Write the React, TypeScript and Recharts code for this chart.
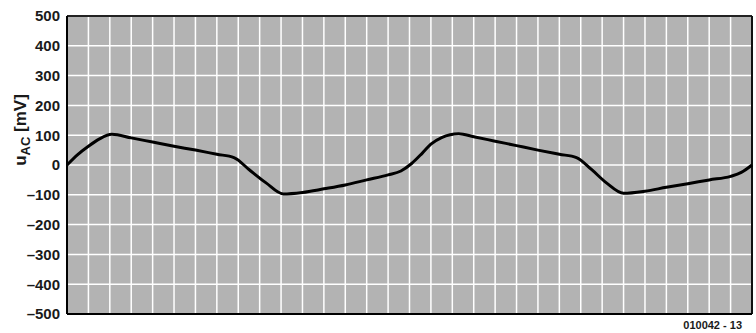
^^^^
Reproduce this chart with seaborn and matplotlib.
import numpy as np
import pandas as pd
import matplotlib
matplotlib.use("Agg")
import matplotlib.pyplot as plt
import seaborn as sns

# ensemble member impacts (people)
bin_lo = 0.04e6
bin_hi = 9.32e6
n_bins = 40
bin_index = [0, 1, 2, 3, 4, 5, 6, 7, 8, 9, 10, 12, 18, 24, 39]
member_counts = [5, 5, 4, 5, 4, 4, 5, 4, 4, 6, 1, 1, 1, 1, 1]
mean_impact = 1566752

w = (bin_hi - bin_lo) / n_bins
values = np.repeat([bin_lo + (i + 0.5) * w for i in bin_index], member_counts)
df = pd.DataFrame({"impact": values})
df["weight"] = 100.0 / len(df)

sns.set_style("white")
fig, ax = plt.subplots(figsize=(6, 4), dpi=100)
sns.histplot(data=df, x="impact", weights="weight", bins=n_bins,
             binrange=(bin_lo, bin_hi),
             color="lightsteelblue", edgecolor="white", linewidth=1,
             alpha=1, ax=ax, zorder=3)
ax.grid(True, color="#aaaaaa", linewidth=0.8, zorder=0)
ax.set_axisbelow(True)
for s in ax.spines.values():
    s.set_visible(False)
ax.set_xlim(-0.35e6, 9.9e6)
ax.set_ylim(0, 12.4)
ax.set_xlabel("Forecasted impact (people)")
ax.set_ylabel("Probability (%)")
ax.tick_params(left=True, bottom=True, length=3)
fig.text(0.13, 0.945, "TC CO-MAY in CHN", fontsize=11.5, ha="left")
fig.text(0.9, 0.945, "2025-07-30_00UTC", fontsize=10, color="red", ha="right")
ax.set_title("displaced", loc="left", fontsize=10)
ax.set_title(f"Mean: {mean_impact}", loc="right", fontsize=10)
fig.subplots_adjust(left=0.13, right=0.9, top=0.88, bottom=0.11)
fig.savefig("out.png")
^^^^
WHAT TO DO: Start with the line that holds "Reproduce this chart" and finish with the line that holds "100.0 / len(df)". Transcribe each line in between exactly, and those two as well.

THE SOLUTION:
Reproduce this chart with seaborn and matplotlib.
import numpy as np
import pandas as pd
import matplotlib
matplotlib.use("Agg")
import matplotlib.pyplot as plt
import seaborn as sns

# ensemble member impacts (people)
bin_lo = 0.04e6
bin_hi = 9.32e6
n_bins = 40
bin_index = [0, 1, 2, 3, 4, 5, 6, 7, 8, 9, 10, 12, 18, 24, 39]
member_counts = [5, 5, 4, 5, 4, 4, 5, 4, 4, 6, 1, 1, 1, 1, 1]
mean_impact = 1566752

w = (bin_hi - bin_lo) / n_bins
values = np.repeat([bin_lo + (i + 0.5) * w for i in bin_index], member_counts)
df = pd.DataFrame({"impact": values})
df["weight"] = 100.0 / len(df)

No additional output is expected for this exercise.